::: Stored data :::

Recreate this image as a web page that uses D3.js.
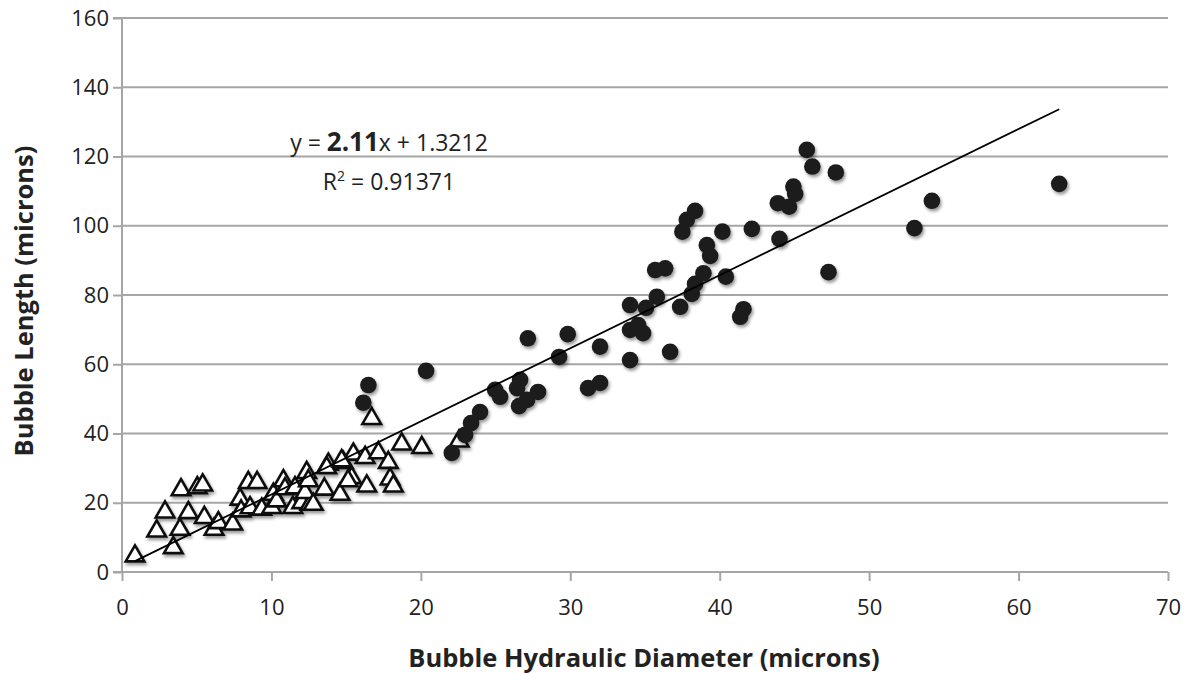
<!DOCTYPE html>
<html><head><meta charset="utf-8">
<script src="https://cdn.jsdelivr.net/npm/d3@7"></script>
<style>body{margin:0;background:#fff}svg{display:block}</style>
</head><body><svg id="c" width="1196" height="673"></svg>
<script>
// ---- data ----
const xTicks = [0, 10, 20, 30, 40, 50, 60, 70];
const yTicks = [0, 20, 40, 60, 80, 100, 120, 140, 160];
const xTitle = "Bubble Hydraulic Diameter (microns)";
const yTitle = "Bubble Length (microns)";

// filled circles
const circleX = [62.72, 54.20, 53.03, 47.28, 47.77, 46.20, 45.83, 44.93, 45.05, 43.89, 44.64, 44.00, 42.15, 41.59, 41.37, 40.41, 40.18, 39.36, 39.14, 38.91, 38.35, 37.80, 37.50, 38.35, 38.13, 37.35, 36.35, 35.68, 35.79, 35.07, 34.00, 34.54, 34.00, 34.87, 36.68, 34.00, 31.99, 31.99, 31.19, 29.83, 29.25, 27.16, 27.84, 27.11, 26.57, 26.64, 26.44, 24.97, 25.30, 23.96, 23.36, 22.96, 22.07, 20.35, 16.49, 16.15];
const circleY = [112.1, 107.2, 99.3, 86.6, 115.4, 117.1, 121.9, 111.3, 109.2, 106.5, 105.5, 96.2, 99.1, 75.9, 73.7, 85.3, 98.3, 91.3, 94.4, 86.3, 104.3, 101.7, 98.3, 83.2, 80.3, 76.6, 87.7, 87.2, 79.5, 76.3, 77.1, 71.3, 69.9, 69.0, 63.6, 61.2, 65.1, 54.6, 53.1, 68.7, 62.1, 67.5, 52.0, 49.7, 47.9, 55.5, 53.1, 52.6, 50.6, 46.2, 43.0, 39.6, 34.4, 58.1, 54.0, 48.9];

// open triangles
const triX = [0.87, 3.43, 2.32, 2.88, 3.88, 4.44, 3.95, 5.04, 5.40, 5.51, 6.16, 6.45, 7.41, 7.90, 7.97, 8.45, 9.04, 8.57, 9.35, 10.02, 10.13, 10.35, 10.80, 10.91, 11.43, 11.58, 12.03, 12.36, 12.58, 12.25, 12.80, 12.47, 13.54, 13.81, 13.70, 14.59, 14.81, 15.37, 15.48, 15.13, 16.27, 16.38, 16.71, 17.16, 17.82, 17.94, 18.16, 18.72, 20.06, 22.56, 14.70];
const triY = [4.9, 7.3, 12.1, 17.6, 12.6, 17.4, 24.0, 24.6, 25.4, 16.0, 12.6, 14.5, 14.1, 21.3, 17.9, 26.1, 26.1, 18.8, 18.4, 18.9, 22.7, 20.8, 26.6, 24.3, 18.9, 24.6, 20.3, 29.0, 19.8, 23.2, 19.8, 26.6, 24.2, 31.4, 30.4, 22.7, 31.9, 27.5, 34.3, 26.6, 33.3, 25.1, 44.6, 34.7, 31.9, 27.1, 25.1, 37.2, 36.2, 38.1, 32.4];

// trend line
const slope = 2.11, intercept = 1.3212, r2Text = "0.91371";
const fitXRange = [0.87, 62.72];

// ---- chart ----
const svg = d3.select("#c");
const font = "'Open Sans', sans-serif";
const pLeft = 122, pRight = 1168, pTop = 18, pBottom = 572;
const x = d3.scaleLinear().domain([0, 70]).range([pLeft, pRight]);
const y = d3.scaleLinear().domain([0, 160]).range([pBottom, pTop]);

const defs = svg.append("defs");
const f = defs.append("filter").attr("id", "sh").attr("x", "-50%").attr("y", "-50%").attr("width", "200%").attr("height", "200%");
f.append("feDropShadow").attr("dx", 1.5).attr("dy", 2.5).attr("stdDeviation", 1.7).attr("flood-color", "#000").attr("flood-opacity", 0.4);

// gridlines
svg.append("g").selectAll("line").data(yTicks.filter(d => d > 0)).join("line")
  .attr("x1", pLeft).attr("x2", pRight).attr("y1", d => y(d)).attr("y2", d => y(d))
  .attr("stroke", "#a6a6a6").attr("stroke-width", 2);

// y axis
const yAxis = svg.append("g").attr("transform", `translate(${pLeft},0)`)
  .call(d3.axisLeft(y).tickValues(yTicks).tickSize(9).tickPadding(4).tickFormat(d3.format("d")));
yAxis.select(".domain").attr("stroke", "#a6a6a6").attr("stroke-width", 2).attr("d", `M-9,${pTop}H0V${pBottom}H-9`);
yAxis.selectAll(".tick line").attr("stroke", "#a6a6a6").attr("stroke-width", 2);
yAxis.selectAll(".tick text").attr("font-family", font).attr("font-size", 22).attr("fill", "#222");

// x axis
const xAxis = svg.append("g").attr("transform", `translate(0,${pBottom})`)
  .call(d3.axisBottom(x).tickValues(xTicks).tickSize(9).tickPadding(18).tickFormat(d3.format("d")));
xAxis.select(".domain").attr("stroke", "#a6a6a6").attr("stroke-width", 2).attr("d", `M${pLeft},0H${pRight}`);
xAxis.selectAll(".tick line").attr("stroke", "#a6a6a6").attr("stroke-width", 2);
xAxis.selectAll(".tick text").attr("font-family", font).attr("font-size", 22).attr("fill", "#222");

// triangles
const triSym = d3.symbol().type(d3.symbolTriangle).size(150);
svg.append("g").attr("filter", "url(#sh)").selectAll("path").data(triX.map((v, i) => [v, triY[i]])).join("path")
  .attr("d", triSym)
  .attr("transform", d => `translate(${x(d[0])},${y(d[1]) + 1})`)
  .attr("fill", "#fff").attr("stroke", "#111").attr("stroke-width", 2.6).attr("stroke-linejoin", "miter");

// circles
svg.append("g").attr("filter", "url(#sh)").selectAll("circle").data(circleX.map((v, i) => [v, circleY[i]])).join("circle")
  .attr("cx", d => x(d[0])).attr("cy", d => y(d[1])).attr("r", 8.3)
  .attr("fill", "#1b1b1b");

// trend line
svg.append("line")
  .attr("x1", x(fitXRange[0])).attr("y1", y(slope * fitXRange[0] + intercept))
  .attr("x2", x(fitXRange[1])).attr("y2", y(slope * fitXRange[1] + intercept))
  .attr("stroke", "#000").attr("stroke-width", 1.8);

// equation
const eq = svg.append("text").attr("x", 389).attr("y", 151).attr("text-anchor", "middle")
  .attr("font-family", font).attr("font-size", 23).attr("fill", "#222");
eq.append("tspan").text("y = ");
eq.append("tspan").attr("font-weight", "bold").attr("font-size", 26).text(String(slope));
eq.append("tspan").text("x + " + intercept);
const r2 = svg.append("text").attr("x", 389).attr("y", 190).attr("text-anchor", "middle")
  .attr("font-family", font).attr("font-size", 23).attr("fill", "#222");
r2.append("tspan").text("R");
r2.append("tspan").attr("font-size", 14).attr("dy", -9).text("2");
r2.append("tspan").attr("dy", 9).text(" = " + r2Text);

// axis titles
svg.append("text").attr("x", 644).attr("y", 667).attr("text-anchor", "middle")
  .attr("font-family", font).attr("font-weight", "bold").attr("font-size", 25.5).attr("fill", "#222").text(xTitle);
svg.append("text").attr("transform", `translate(33,301) rotate(-90)`).attr("text-anchor", "middle")
  .attr("font-family", font).attr("font-weight", "bold").attr("font-size", 25.5).attr("fill", "#222").text(yTitle);
</script></body></html>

:::

_Task instructions:_
Would you set down the listing exactly, omitting pictures?

_Solution to this exercise:_
Recreate this image as a web page that uses D3.js.
<!DOCTYPE html>
<html><head><meta charset="utf-8">
<script src="https://cdn.jsdelivr.net/npm/d3@7"></script>
<style>body{margin:0;background:#fff}svg{display:block}</style>
</head><body><svg id="c" width="1196" height="673"></svg>
<script>
// ---- data ----
const xTicks = [0, 10, 20, 30, 40, 50, 60, 70];
const yTicks = [0, 20, 40, 60, 80, 100, 120, 140, 160];
const xTitle = "Bubble Hydraulic Diameter (microns)";
const yTitle = "Bubble Length (microns)";

// filled circles
const circleX = [62.72, 54.20, 53.03, 47.28, 47.77, 46.20, 45.83, 44.93, 45.05, 43.89, 44.64, 44.00, 42.15, 41.59, 41.37, 40.41, 40.18, 39.36, 39.14, 38.91, 38.35, 37.80, 37.50, 38.35, 38.13, 37.35, 36.35, 35.68, 35.79, 35.07, 34.00, 34.54, 34.00, 34.87, 36.68, 34.00, 31.99, 31.99, 31.19, 29.83, 29.25, 27.16, 27.84, 27.11, 26.57, 26.64, 26.44, 24.97, 25.30, 23.96, 23.36, 22.96, 22.07, 20.35, 16.49, 16.15];
const circleY = [112.1, 107.2, 99.3, 86.6, 115.4, 117.1, 121.9, 111.3, 109.2, 106.5, 105.5, 96.2, 99.1, 75.9, 73.7, 85.3, 98.3, 91.3, 94.4, 86.3, 104.3, 101.7, 98.3, 83.2, 80.3, 76.6, 87.7, 87.2, 79.5, 76.3, 77.1, 71.3, 69.9, 69.0, 63.6, 61.2, 65.1, 54.6, 53.1, 68.7, 62.1, 67.5, 52.0, 49.7, 47.9, 55.5, 53.1, 52.6, 50.6, 46.2, 43.0, 39.6, 34.4, 58.1, 54.0, 48.9];

// open triangles
const triX = [0.87, 3.43, 2.32, 2.88, 3.88, 4.44, 3.95, 5.04, 5.40, 5.51, 6.16, 6.45, 7.41, 7.90, 7.97, 8.45, 9.04, 8.57, 9.35, 10.02, 10.13, 10.35, 10.80, 10.91, 11.43, 11.58, 12.03, 12.36, 12.58, 12.25, 12.80, 12.47, 13.54, 13.81, 13.70, 14.59, 14.81, 15.37, 15.48, 15.13, 16.27, 16.38, 16.71, 17.16, 17.82, 17.94, 18.16, 18.72, 20.06, 22.56, 14.70];
const triY = [4.9, 7.3, 12.1, 17.6, 12.6, 17.4, 24.0, 24.6, 25.4, 16.0, 12.6, 14.5, 14.1, 21.3, 17.9, 26.1, 26.1, 18.8, 18.4, 18.9, 22.7, 20.8, 26.6, 24.3, 18.9, 24.6, 20.3, 29.0, 19.8, 23.2, 19.8, 26.6, 24.2, 31.4, 30.4, 22.7, 31.9, 27.5, 34.3, 26.6, 33.3, 25.1, 44.6, 34.7, 31.9, 27.1, 25.1, 37.2, 36.2, 38.1, 32.4];

// trend line
const slope = 2.11, intercept = 1.3212, r2Text = "0.91371";
const fitXRange = [0.87, 62.72];

// ---- chart ----
const svg = d3.select("#c");
const font = "'Open Sans', sans-serif";
const pLeft = 122, pRight = 1168, pTop = 18, pBottom = 572;
const x = d3.scaleLinear().domain([0, 70]).range([pLeft, pRight]);
const y = d3.scaleLinear().domain([0, 160]).range([pBottom, pTop]);

const defs = svg.append("defs");
const f = defs.append("filter").attr("id", "sh").attr("x", "-50%").attr("y", "-50%").attr("width", "200%").attr("height", "200%");
f.append("feDropShadow").attr("dx", 1.5).attr("dy", 2.5).attr("stdDeviation", 1.7).attr("flood-color", "#000").attr("flood-opacity", 0.4);

// gridlines
svg.append("g").selectAll("line").data(yTicks.filter(d => d > 0)).join("line")
  .attr("x1", pLeft).attr("x2", pRight).attr("y1", d => y(d)).attr("y2", d => y(d))
  .attr("stroke", "#a6a6a6").attr("stroke-width", 2);

// y axis
const yAxis = svg.append("g").attr("transform", `translate(${pLeft},0)`)
  .call(d3.axisLeft(y).tickValues(yTicks).tickSize(9).tickPadding(4).tickFormat(d3.format("d")));
yAxis.select(".domain").attr("stroke", "#a6a6a6").attr("stroke-width", 2).attr("d", `M-9,${pTop}H0V${pBottom}H-9`);
yAxis.selectAll(".tick line").attr("stroke", "#a6a6a6").attr("stroke-width", 2);
yAxis.selectAll(".tick text").attr("font-family", font).attr("font-size", 22).attr("fill", "#222");

// x axis
const xAxis = svg.append("g").attr("transform", `translate(0,${pBottom})`)
  .call(d3.axisBottom(x).tickValues(xTicks).tickSize(9).tickPadding(18).tickFormat(d3.format("d")));
xAxis.select(".domain").attr("stroke", "#a6a6a6").attr("stroke-width", 2).attr("d", `M${pLeft},0H${pRight}`);
xAxis.selectAll(".tick line").attr("stroke", "#a6a6a6").attr("stroke-width", 2);
xAxis.selectAll(".tick text").attr("font-family", font).attr("font-size", 22).attr("fill", "#222");

// triangles
const triSym = d3.symbol().type(d3.symbolTriangle).size(150);
svg.append("g").attr("filter", "url(#sh)").selectAll("path").data(triX.map((v, i) => [v, triY[i]])).join("path")
  .attr("d", triSym)
  .attr("transform", d => `translate(${x(d[0])},${y(d[1]) + 1})`)
  .attr("fill", "#fff").attr("stroke", "#111").attr("stroke-width", 2.6).attr("stroke-linejoin", "miter");

// circles
svg.append("g").attr("filter", "url(#sh)").selectAll("circle").data(circleX.map((v, i) => [v, circleY[i]])).join("circle")
  .attr("cx", d => x(d[0])).attr("cy", d => y(d[1])).attr("r", 8.3)
  .attr("fill", "#1b1b1b");

// trend line
svg.append("line")
  .attr("x1", x(fitXRange[0])).attr("y1", y(slope * fitXRange[0] + intercept))
  .attr("x2", x(fitXRange[1])).attr("y2", y(slope * fitXRange[1] + intercept))
  .attr("stroke", "#000").attr("stroke-width", 1.8);

// equation
const eq = svg.append("text").attr("x", 389).attr("y", 151).attr("text-anchor", "middle")
  .attr("font-family", font).attr("font-size", 23).attr("fill", "#222");
eq.append("tspan").text("y = ");
eq.append("tspan").attr("font-weight", "bold").attr("font-size", 26).text(String(slope));
eq.append("tspan").text("x + " + intercept);
const r2 = svg.append("text").attr("x", 389).attr("y", 190).attr("text-anchor", "middle")
  .attr("font-family", font).attr("font-size", 23).attr("fill", "#222");
r2.append("tspan").text("R");
r2.append("tspan").attr("font-size", 14).attr("dy", -9).text("2");
r2.append("tspan").attr("dy", 9).text(" = " + r2Text);

// axis titles
svg.append("text").attr("x", 644).attr("y", 667).attr("text-anchor", "middle")
  .attr("font-family", font).attr("font-weight", "bold").attr("font-size", 25.5).attr("fill", "#222").text(xTitle);
svg.append("text").attr("transform", `translate(33,301) rotate(-90)`).attr("text-anchor", "middle")
  .attr("font-family", font).attr("font-weight", "bold").attr("font-size", 25.5).attr("fill", "#222").text(yTitle);
</script></body></html>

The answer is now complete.